>> Start Supplied entries
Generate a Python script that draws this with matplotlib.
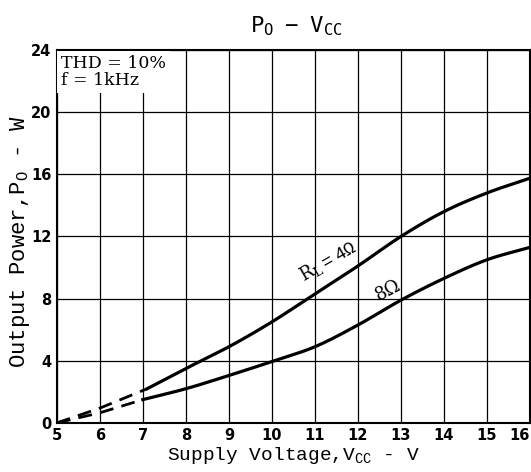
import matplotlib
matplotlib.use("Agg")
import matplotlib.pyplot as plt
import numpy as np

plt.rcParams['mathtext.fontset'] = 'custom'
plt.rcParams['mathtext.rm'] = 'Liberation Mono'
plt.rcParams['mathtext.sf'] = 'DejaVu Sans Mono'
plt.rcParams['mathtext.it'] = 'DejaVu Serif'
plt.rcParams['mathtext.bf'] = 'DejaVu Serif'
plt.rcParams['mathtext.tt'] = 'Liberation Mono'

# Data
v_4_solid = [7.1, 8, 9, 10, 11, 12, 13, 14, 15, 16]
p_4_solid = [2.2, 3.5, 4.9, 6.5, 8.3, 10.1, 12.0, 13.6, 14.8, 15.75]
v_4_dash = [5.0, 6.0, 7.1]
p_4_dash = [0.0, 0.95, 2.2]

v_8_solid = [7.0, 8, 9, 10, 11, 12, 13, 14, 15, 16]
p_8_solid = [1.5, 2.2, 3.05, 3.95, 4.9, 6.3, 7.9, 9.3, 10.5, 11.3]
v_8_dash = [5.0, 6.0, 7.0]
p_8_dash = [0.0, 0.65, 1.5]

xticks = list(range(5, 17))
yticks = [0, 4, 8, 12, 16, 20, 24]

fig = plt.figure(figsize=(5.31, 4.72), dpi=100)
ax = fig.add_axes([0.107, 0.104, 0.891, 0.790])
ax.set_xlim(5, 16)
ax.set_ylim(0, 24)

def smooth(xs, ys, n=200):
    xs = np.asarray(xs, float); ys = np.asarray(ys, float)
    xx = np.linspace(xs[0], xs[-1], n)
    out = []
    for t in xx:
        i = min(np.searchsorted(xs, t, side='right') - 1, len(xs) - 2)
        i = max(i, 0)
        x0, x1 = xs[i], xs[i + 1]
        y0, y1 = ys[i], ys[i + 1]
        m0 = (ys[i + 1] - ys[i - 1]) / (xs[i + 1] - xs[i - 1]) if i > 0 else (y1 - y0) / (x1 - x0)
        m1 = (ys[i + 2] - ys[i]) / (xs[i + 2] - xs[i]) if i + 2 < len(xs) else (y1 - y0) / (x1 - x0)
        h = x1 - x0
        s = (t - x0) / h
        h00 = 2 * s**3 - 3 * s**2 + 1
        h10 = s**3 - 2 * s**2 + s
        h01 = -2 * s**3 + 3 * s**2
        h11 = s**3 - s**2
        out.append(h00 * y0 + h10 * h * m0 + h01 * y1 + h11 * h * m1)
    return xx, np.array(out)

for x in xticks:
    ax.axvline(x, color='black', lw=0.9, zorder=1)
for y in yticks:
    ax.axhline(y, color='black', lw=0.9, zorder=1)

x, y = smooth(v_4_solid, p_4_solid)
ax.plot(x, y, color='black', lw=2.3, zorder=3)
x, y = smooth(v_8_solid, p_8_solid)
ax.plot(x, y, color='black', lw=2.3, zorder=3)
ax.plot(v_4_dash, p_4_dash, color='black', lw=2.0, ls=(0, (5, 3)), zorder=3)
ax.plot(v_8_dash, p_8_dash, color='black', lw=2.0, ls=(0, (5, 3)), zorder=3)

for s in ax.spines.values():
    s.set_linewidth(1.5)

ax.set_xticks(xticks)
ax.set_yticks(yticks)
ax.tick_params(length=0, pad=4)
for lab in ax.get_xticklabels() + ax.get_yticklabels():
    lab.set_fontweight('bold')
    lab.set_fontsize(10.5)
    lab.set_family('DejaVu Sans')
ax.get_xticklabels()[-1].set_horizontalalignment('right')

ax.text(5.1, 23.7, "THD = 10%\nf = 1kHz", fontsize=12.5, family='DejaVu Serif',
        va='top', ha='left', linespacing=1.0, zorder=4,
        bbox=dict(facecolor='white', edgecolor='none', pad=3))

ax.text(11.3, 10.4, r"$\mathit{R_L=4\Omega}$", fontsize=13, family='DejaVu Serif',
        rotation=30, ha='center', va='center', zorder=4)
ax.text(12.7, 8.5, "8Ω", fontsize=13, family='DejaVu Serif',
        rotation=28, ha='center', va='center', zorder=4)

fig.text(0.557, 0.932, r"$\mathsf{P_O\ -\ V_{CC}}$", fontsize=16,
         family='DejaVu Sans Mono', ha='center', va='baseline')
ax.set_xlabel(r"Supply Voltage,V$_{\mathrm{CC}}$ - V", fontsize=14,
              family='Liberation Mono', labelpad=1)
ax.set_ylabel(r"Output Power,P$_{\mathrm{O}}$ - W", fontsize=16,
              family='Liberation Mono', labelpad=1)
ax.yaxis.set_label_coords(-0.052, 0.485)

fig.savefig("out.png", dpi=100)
>> End Supplied entries
>> Start Supplied entries
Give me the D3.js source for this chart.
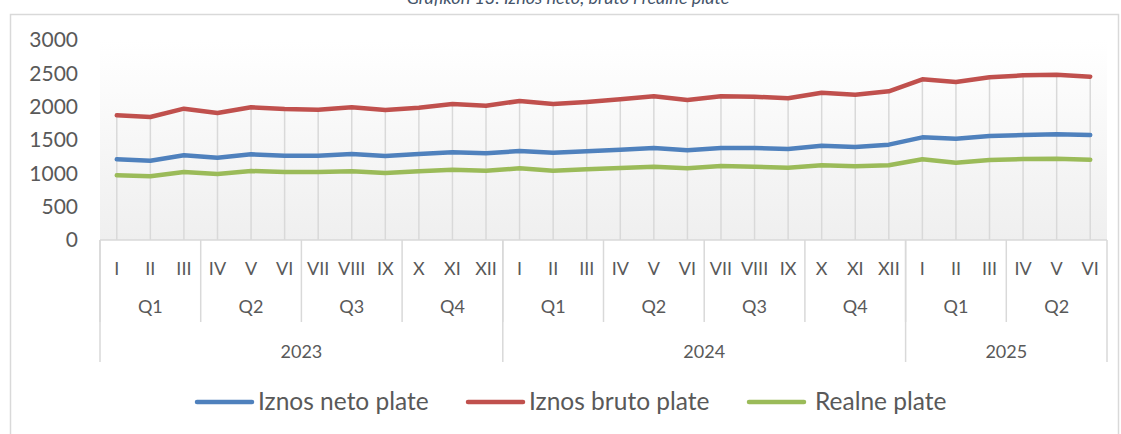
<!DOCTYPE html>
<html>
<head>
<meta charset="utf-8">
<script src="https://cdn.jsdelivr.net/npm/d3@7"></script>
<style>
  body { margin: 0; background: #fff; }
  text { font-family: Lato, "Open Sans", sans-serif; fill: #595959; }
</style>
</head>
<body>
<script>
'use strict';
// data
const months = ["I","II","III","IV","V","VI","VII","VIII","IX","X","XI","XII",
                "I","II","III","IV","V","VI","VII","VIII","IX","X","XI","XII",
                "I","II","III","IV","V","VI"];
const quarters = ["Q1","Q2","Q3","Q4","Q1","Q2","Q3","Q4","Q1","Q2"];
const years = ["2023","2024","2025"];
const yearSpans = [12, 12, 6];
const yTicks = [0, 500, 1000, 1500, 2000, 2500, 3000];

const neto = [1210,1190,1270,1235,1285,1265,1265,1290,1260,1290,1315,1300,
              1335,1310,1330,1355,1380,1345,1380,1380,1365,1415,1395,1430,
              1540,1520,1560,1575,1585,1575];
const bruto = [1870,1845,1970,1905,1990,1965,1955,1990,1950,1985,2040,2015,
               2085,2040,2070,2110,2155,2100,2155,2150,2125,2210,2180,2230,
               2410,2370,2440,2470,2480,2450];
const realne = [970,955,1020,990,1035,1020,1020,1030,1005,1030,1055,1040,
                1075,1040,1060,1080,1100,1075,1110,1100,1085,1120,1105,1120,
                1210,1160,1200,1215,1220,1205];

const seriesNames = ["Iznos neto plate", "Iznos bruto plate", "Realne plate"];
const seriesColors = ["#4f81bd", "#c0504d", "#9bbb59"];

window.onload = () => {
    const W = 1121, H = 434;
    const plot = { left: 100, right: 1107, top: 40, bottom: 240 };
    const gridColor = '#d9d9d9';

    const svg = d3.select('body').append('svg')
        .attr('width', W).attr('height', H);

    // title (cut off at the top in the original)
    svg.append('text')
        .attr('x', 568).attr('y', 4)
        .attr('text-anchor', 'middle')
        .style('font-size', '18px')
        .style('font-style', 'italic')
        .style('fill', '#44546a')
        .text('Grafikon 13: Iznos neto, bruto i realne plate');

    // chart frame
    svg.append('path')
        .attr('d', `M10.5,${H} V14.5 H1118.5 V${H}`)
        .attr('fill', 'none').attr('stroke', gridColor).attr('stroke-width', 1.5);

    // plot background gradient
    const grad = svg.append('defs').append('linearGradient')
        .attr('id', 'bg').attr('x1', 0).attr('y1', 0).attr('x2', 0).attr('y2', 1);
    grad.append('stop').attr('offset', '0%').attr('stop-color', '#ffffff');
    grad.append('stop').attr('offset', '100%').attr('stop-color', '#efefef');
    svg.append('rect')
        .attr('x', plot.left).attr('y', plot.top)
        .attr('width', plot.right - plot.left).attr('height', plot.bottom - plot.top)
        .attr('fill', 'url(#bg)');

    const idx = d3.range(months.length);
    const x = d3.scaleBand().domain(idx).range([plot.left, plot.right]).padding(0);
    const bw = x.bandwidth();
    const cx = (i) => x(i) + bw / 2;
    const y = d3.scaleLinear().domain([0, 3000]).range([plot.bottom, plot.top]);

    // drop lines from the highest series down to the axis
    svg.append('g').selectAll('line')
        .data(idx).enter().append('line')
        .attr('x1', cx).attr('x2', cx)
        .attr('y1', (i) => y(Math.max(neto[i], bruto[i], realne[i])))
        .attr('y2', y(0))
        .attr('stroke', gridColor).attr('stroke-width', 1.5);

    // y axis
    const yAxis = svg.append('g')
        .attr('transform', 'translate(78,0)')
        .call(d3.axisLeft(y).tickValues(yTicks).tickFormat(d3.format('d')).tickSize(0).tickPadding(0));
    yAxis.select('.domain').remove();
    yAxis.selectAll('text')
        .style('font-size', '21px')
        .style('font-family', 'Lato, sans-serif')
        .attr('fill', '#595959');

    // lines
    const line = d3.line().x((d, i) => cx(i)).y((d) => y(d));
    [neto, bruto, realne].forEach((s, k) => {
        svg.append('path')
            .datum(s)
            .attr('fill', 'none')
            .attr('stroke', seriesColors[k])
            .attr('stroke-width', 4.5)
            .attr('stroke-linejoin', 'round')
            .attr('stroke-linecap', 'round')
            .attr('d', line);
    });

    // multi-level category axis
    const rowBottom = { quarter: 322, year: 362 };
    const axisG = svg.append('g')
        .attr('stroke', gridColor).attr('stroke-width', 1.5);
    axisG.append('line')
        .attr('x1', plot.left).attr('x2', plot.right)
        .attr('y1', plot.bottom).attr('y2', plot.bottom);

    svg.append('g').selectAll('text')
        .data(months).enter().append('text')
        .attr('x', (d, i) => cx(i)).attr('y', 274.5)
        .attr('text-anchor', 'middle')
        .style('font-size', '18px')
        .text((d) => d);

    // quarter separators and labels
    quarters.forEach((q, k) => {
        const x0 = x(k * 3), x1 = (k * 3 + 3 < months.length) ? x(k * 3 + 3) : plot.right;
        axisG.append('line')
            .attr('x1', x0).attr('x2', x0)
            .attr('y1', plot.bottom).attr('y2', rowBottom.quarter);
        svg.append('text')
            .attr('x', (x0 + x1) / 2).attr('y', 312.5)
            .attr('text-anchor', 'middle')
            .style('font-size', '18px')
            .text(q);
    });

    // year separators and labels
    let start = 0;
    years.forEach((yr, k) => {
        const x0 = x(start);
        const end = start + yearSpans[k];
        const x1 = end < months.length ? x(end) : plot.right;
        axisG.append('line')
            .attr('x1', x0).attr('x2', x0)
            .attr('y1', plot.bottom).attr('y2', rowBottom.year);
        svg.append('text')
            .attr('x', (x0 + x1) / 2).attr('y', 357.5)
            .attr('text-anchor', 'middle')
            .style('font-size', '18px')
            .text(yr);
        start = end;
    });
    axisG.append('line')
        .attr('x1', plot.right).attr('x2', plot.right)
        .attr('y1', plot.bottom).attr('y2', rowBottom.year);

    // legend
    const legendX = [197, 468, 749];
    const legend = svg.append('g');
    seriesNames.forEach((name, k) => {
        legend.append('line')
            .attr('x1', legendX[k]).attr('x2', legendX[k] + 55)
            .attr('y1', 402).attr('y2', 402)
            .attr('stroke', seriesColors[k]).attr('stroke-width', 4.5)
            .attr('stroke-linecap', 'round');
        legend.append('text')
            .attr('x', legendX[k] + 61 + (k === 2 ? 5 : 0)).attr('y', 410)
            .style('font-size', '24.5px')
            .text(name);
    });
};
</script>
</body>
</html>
>> End Supplied entries
__What to do__. Only the lines from the one with "Generate a Python" through the one with "plt.rcParams['mathtext.tt'] = 'Liberation" belong in your copy; retype them exactly and drop any pictures.

__Final result__.
Generate a Python script that draws this with matplotlib.
import matplotlib
matplotlib.use("Agg")
import matplotlib.pyplot as plt
import numpy as np

plt.rcParams['mathtext.fontset'] = 'custom'
plt.rcParams['mathtext.rm'] = 'Liberation Mono'
plt.rcParams['mathtext.sf'] = 'DejaVu Sans Mono'
plt.rcParams['mathtext.it'] = 'DejaVu Serif'
plt.rcParams['mathtext.bf'] = 'DejaVu Serif'
plt.rcParams['mathtext.tt'] = 'Liberation Mono'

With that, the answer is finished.